I got pycuda and cupa to install with the following:

  1. pip3 install --global-option=build_ext --global-option="-I/usr/local/cuda/include" --global-option="-L/usr/local/cuda/lib64" pycuda
  2. pip3 install cupy

However now whenever I make a cupy array in python 3.6.9 it hangs indefinitely. For example:
a = cp.random.random(100).astype(cp.complex64)

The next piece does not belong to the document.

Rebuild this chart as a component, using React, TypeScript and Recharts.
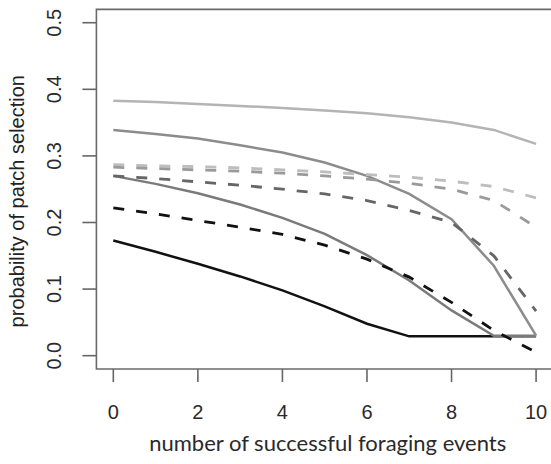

just hangs forever it won’t execute .

Hi,

Thanks for reporting this.

Confirmed that we can reproduce the same issue in our environment.
We will share more information with you after more investigation.

Thanks.

I think there is something in cupy that is not optimized for transferring data to GPU on the Jetson NX. In a script I finally got it to go thru but it was painfully slow.

Hi,

The root cause is that cupy source doesn’t include Xavier GPU architecture(sm_72).
So the library needs to re-generate it with the correct architecture at runtime.

We try to install it from the source with sm_72 config and don’t see this issue anymore.
Below are the steps for your reference:

$ git clone -b v9.6.0 --recursive https://github.com/cupy/cupy.git
$ cd cupy/
# appy following changes
$ pip3 install .
Changes:

1. Under {cupy_root}/cupy/_core/include/cupy/cub/tune

diff --git a/common.mk b/common.mk
index 82893ab9..e3bc8027 100644
--- a/common.mk
+++ b/common.mk
@@ -40,6 +40,11 @@ else
     SM_ARCH = 200
 endif

+ifeq (720, $(findstring 720, $(SM_ARCH)))
+    SM_TARGETS  += -gencode=arch=compute_72,code=\"sm_72,compute_72\"
+    SM_DEF              += -DSM720
+    TEST_ARCH   = 720
+endif
 ifeq (700, $(findstring 700, $(SM_ARCH)))
     SM_TARGETS         += -gencode=arch=compute_70,code=\"sm_70,compute_70\"
     SM_DEF             += -DSM700
diff --git a/tune/Makefile b/tune/Makefile
index 926b340f..524139cd 100644
--- a/tune/Makefile
+++ b/tune/Makefile
@@ -70,6 +70,10 @@ else
 endif

 # Only one arch per tuning binary
+ifeq (720, $(findstring 720, $(SM_ARCH)))
+    SM_TARGETS = -arch=sm_72
+    SM_ARCH = 720
+endif
 ifeq (350, $(findstring 350, $(SM_ARCH)))
     SM_TARGETS = -arch=sm_35
     SM_ARCH = 350

2. Under{cupy_root}/

diff --git a/cupy_setup_build.py b/cupy_setup_build.py
index b363c1026..660a61df2 100644
--- a/cupy_setup_build.py
+++ b/cupy_setup_build.py
@@ -1038,8 +1038,9 @@ def _nvcc_gencode_options(cuda_version):
                          ('compute_60', 'sm_60'),
                          ('compute_61', 'sm_61'),
                          ('compute_70', 'sm_70'),
+                         ('compute_72', 'sm_72'),
                          ('compute_75', 'sm_75'),
-                         'compute_70']
+                         'compute_72']
         elif cuda_version >= 9020:
             arch_list = ['compute_30',
                          'compute_50',

Thanks.

Awesome. Thank you. I will give this a try.

Do I need to uninstall the previous version? I installed with pip3 install cupy. Can I uninstall with pip3 uninstall cupy?

Hi,

Yes. please uninstall it with pip3 first.
Thanks.

This topic was automatically closed 14 days after the last reply. New replies are no longer allowed.